A. Store credentials in the training script as environment variables
B. Register an Azure ML datastore with Key Vault-backed credentials
C. Hard-code the storage account key in the pipeline YAML
D. Use a shared access signature (SAS) URL directly in the script

Show Answer

B. Register an Azure ML datastore with Key Vault-backed credentials. Datastores abstract away credential management. When you register a datastore, Azure ML stores the credentials in the associated Key Vault. Your training scripts reference the datastore name, never touching credentials directly. This is the recommended and most secure approach.

Question 2: You need to define a tabular dataset with specific column types and drop certain columns before training. Which Azure ML data asset type should you use?

A. URI File
B. URI Folder
C. MLTable
D. Azure Open Dataset

Show Answer

C. MLTable. MLTable supports schema definition including column types, transformations like dropping columns, and reading options. URI File and URI Folder are references to raw files without schema information. MLTable is specifically designed for structured tabular data with transformations.

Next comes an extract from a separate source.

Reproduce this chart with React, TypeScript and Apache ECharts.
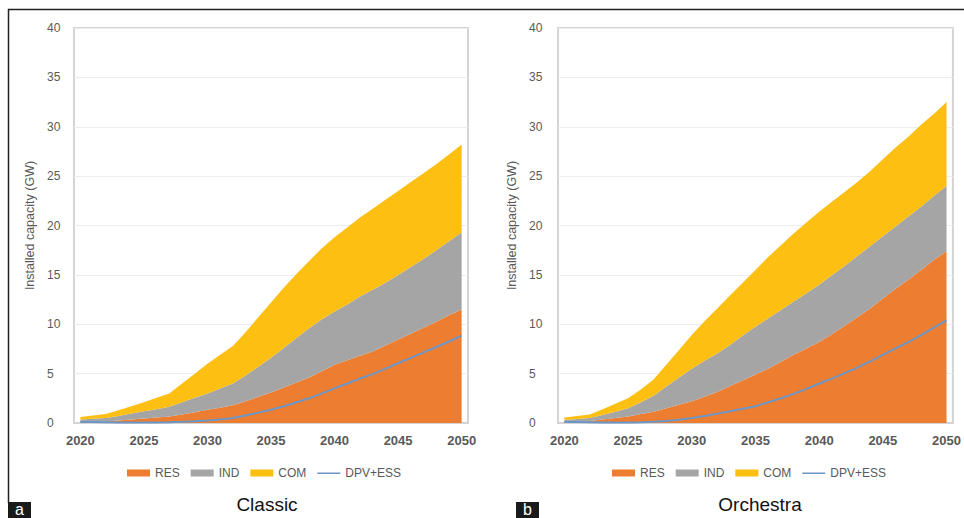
import React, { useEffect, useRef } from "react";
import * as echarts from "echarts";

const years = [
  "2020", "2021", "2022", "2023", "2024", "2025", "2026", "2027", "2028", "2029",
  "2030", "2031", "2032", "2033", "2034", "2035", "2036", "2037", "2038", "2039",
  "2040", "2041", "2042", "2043", "2044", "2045", "2046", "2047", "2048", "2049", "2050",
];

// Classic scenario (GW), stacked layers
const classicRES = [0.1, 0.12, 0.15, 0.25, 0.35, 0.45, 0.55, 0.65, 0.85, 1.1, 1.35, 1.55, 1.8, 2.2, 2.65, 3.1, 3.6, 4.1, 4.6, 5.25, 5.9, 6.35, 6.8, 7.25, 7.85, 8.45, 9.05, 9.65, 10.25, 10.9, 11.5];
const classicIND = [0.25, 0.3, 0.35, 0.47, 0.6, 0.75, 0.85, 1.0, 1.25, 1.45, 1.65, 1.95, 2.2, 2.6, 3.05, 3.5, 4.0, 4.5, 5.0, 5.25, 5.4, 5.65, 6.0, 6.25, 6.35, 6.55, 6.75, 6.95, 7.25, 7.5, 7.8];
const classicCOM = [0.25, 0.33, 0.4, 0.58, 0.75, 0.9, 1.15, 1.35, 1.9, 2.45, 3.0, 3.4, 3.8, 4.4, 5.0, 5.6, 6.1, 6.5, 6.8, 7.2, 7.5, 7.8, 8.0, 8.2, 8.4, 8.5, 8.6, 8.7, 8.7, 8.8, 8.9];
const classicDPV = [0.1, 0.1, 0.08, 0.06, 0.05, 0.05, 0.05, 0.08, 0.12, 0.18, 0.25, 0.35, 0.5, 0.75, 1.05, 1.35, 1.7, 2.1, 2.5, 3.0, 3.5, 4.0, 4.5, 4.95, 5.5, 6.05, 6.6, 7.15, 7.7, 8.25, 8.85];

// Orchestra scenario (GW), stacked layers
const orchRES = [0.1, 0.15, 0.2, 0.35, 0.5, 0.65, 0.9, 1.15, 1.5, 1.85, 2.2, 2.65, 3.15, 3.75, 4.3, 4.9, 5.5, 6.2, 6.9, 7.55, 8.2, 9.0, 9.85, 10.7, 11.6, 12.6, 13.6, 14.5, 15.5, 16.5, 17.4];
const orchIND = [0.2, 0.25, 0.3, 0.45, 0.65, 0.85, 1.2, 1.6, 2.2, 2.75, 3.3, 3.65, 3.9, 4.15, 4.55, 4.85, 5.1, 5.25, 5.4, 5.6, 5.8, 5.95, 6.05, 6.2, 6.3, 6.3, 6.3, 6.4, 6.4, 6.5, 6.6];
const orchCOM = [0.25, 0.3, 0.35, 0.6, 0.8, 1.0, 1.3, 1.65, 2.2, 2.8, 3.4, 4.0, 4.55, 5.0, 5.35, 5.75, 6.2, 6.55, 6.9, 7.15, 7.4, 7.45, 7.5, 7.5, 7.6, 7.8, 8.0, 8.1, 8.3, 8.3, 8.5];
const orchDPV = [0.1, 0.1, 0.08, 0.06, 0.05, 0.05, 0.08, 0.12, 0.2, 0.32, 0.5, 0.7, 0.95, 1.2, 1.45, 1.7, 2.1, 2.5, 2.95, 3.45, 4.0, 4.5, 5.05, 5.6, 6.25, 6.9, 7.55, 8.2, 8.9, 9.65, 10.4];

const yMin = 0;
const yMax = 40;
const yStep = 5;
const yTitle = "Installed capacity (GW)";
const panelTitles = ["Classic", "Orchestra"];
const panelLetters = ["a", "b"];

const COLORS = { RES: "#ED7D31", IND: "#A5A5A5", COM: "#FCBF12", DPV: "#6C96C6" };
const FONT = "Liberation Sans, Arial, sans-serif";
const TXT = "#595959";
const FRAME = "#d4d4d4";
// thin horizontal line icon (tiny corner dots keep the 23x7 bounding box)
const LINE_ICON = "path://M0,0h0.01v0.01h-0.01z M0,3h23v1.6h-23z M22.99,7h0.01v0.01h-0.01z";

function buildOption() {
  const grids = [
    { left: 74, top: 28, width: 394, height: 395 },
    { left: 558, top: 28, width: 395, height: 395 },
  ];
  const labelMargins = [27, 29];
  const nameGaps = [38, 40];
  const xAxis = grids.map((_, i) => ({
    type: "category",
    gridIndex: i,
    data: years,
    boundaryGap: true,
    axisTick: { show: false },
    axisLine: { lineStyle: { color: FRAME, width: 2 } },
    axisLabel: { interval: 4, color: TXT, fontSize: 13, fontWeight: "bold", fontFamily: FONT, margin: 11 },
    splitLine: { show: false },
  }));
  const yAxis = grids.map((_, i) => ({
    type: "value",
    gridIndex: i,
    min: yMin,
    max: yMax,
    interval: yStep,
    axisLine: { show: false },
    axisTick: { show: false },
    axisLabel: { color: TXT, fontSize: 12, fontFamily: FONT, align: "left", margin: labelMargins[i] },
    splitLine: { lineStyle: { color: "#eaeeee", width: 1 } },
    name: yTitle,
    nameLocation: "middle",
    nameGap: nameGaps[i],
    nameTextStyle: { color: TXT, fontSize: 12.5, fontFamily: FONT },
  }));
  const sets = [
    [classicRES, classicIND, classicCOM, classicDPV],
    [orchRES, orchIND, orchCOM, orchDPV],
  ];
  const series: any[] = [];
  sets.forEach((s, i) => {
    const names = ["RES", "IND", "COM"] as const;
    names.forEach((n, k) => {
      series.push({
        name: n,
        type: "line",
        xAxisIndex: i,
        yAxisIndex: i,
        stack: "stack" + i,
        data: s[k],
        symbol: "none",
        smooth: false,
        lineStyle: { width: 0, color: COLORS[n] },
        itemStyle: { color: COLORS[n] },
        areaStyle: { color: COLORS[n], opacity: 1 },
        emphasis: { disabled: true },
        z: 2,
      });
    });
    series.push({
      name: "DPV+ESS",
      type: "line",
      xAxisIndex: i,
      yAxisIndex: i,
      data: s[3],
      symbol: "none",
      lineStyle: { width: 2, color: COLORS.DPV },
      itemStyle: { color: COLORS.DPV },
      emphasis: { disabled: true },
      z: 3,
    });
  });
  const legendData = [
    { name: "RES", icon: "rect" },
    { name: "IND", icon: "rect" },
    { name: "COM", icon: "rect" },
    { name: "DPV+ESS", icon: LINE_ICON, itemStyle: { color: COLORS.DPV } },
  ];
  const legend = [122, 607].map((left) => ({
    left,
    top: 462,
    orient: "horizontal",
    itemWidth: 23,
    itemHeight: 7,
    itemGap: 11,
    selectedMode: false,
    data: legendData,
    textStyle: { color: TXT, fontSize: 12, fontFamily: FONT },
  }));
  const graphic: any[] = [
    { type: "line", shape: { x1: 8, y1: 9.5, x2: 964, y2: 9.5 }, style: { stroke: "#222", lineWidth: 1.5 } },
    { type: "line", shape: { x1: 8.5, y1: 9, x2: 8.5, y2: 503 }, style: { stroke: "#222", lineWidth: 1.5 } },
    { type: "rect", shape: { x: 8, y: 502, width: 23, height: 16 }, style: { fill: "#1a1a1a" } },
    { type: "rect", shape: { x: 516, y: 502, width: 23, height: 16 }, style: { fill: "#1a1a1a" } },
    {
      type: "text", x: 19.5, y: 509.5,
      style: { text: panelLetters[0], fill: "#fff", fontSize: 16, fontFamily: FONT, align: "center", verticalAlign: "middle" },
    },
    {
      type: "text", x: 527.5, y: 509.5,
      style: { text: panelLetters[1], fill: "#fff", fontSize: 16, fontFamily: FONT, align: "center", verticalAlign: "middle" },
    },
    {
      type: "text", x: 267, y: 504,
      style: { text: panelTitles[0], fill: "#111", fontSize: 19, fontFamily: FONT, align: "center", verticalAlign: "middle" },
    },
    {
      type: "text", x: 760, y: 504,
      style: { text: panelTitles[1], fill: "#111", fontSize: 19, fontFamily: FONT, align: "center", verticalAlign: "middle" },
    },
  ];
  return {
    animation: false,
    backgroundColor: "#fff",
    textStyle: { fontFamily: FONT },
    grid: grids.map((g) => ({ ...g, show: true, borderColor: FRAME, borderWidth: 2, backgroundColor: "transparent" })),
    xAxis,
    yAxis,
    legend,
    series,
    graphic,
  };
}

export default function App() {
  const ref = useRef<HTMLDivElement>(null);
  useEffect(() => {
    if (!ref.current) return;
    const chart = echarts.init(ref.current, null, { renderer: "svg" });
    chart.setOption(buildOption() as any);
    return () => chart.dispose();
  }, []);
  return (
    <div
      ref={ref}
      style={{ position: "absolute", left: 0, top: 0, width: 964, height: 518, background: "#fff" }}
    />
  );
}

Question 3: Your deployed model's prediction accuracy has been declining over the past month, but the input features look statistically similar to training data. Which type of drift is most likely occurring?

A. Data drift
B. Concept drift
C. Upstream data changes
D. Feature drift

Show Answer

B. Concept drift. When input features remain statistically similar but model accuracy declines, the relationship between features and the target variable has changed. This is concept drift. Data drift would show statistical differences in the input features themselves. Upstream data changes would manifest as schema issues or missing features.

Question 4: You have multiple versions of a training dataset. You need to ensure that each experiment records which version was used. What should you do?

A. Include the file path in the experiment description
B. Use versioned data assets and reference them by name and version in the job
C. Copy the dataset into the experiment output folder
D. Log the file hash as a custom metric

Show Answer

B. Use versioned data assets and reference them by name and version in the job. Azure ML data assets support versioning natively. When you reference azureml:customer-data:2 in a job input, Azure ML automatically records this lineage. This is the standard approach for data versioning and reproducibility in Azure ML.

Question 5: You want to use managed identity authentication for a Data Lake Gen2 datastore instead of account keys. What is the primary benefit?

A. Faster data access speeds
B. No credentials to store or rotate
C. Automatic data encryption
D. Support for larger file sizes

Show Answer

B. No credentials to store or rotate. Managed identity authentication eliminates the need to store secrets in Key Vault or manage credential rotation. The workspace's managed identity is granted access to the storage account via Azure RBAC. This is the most secure and lowest-maintenance authentication method for Azure ML datastores.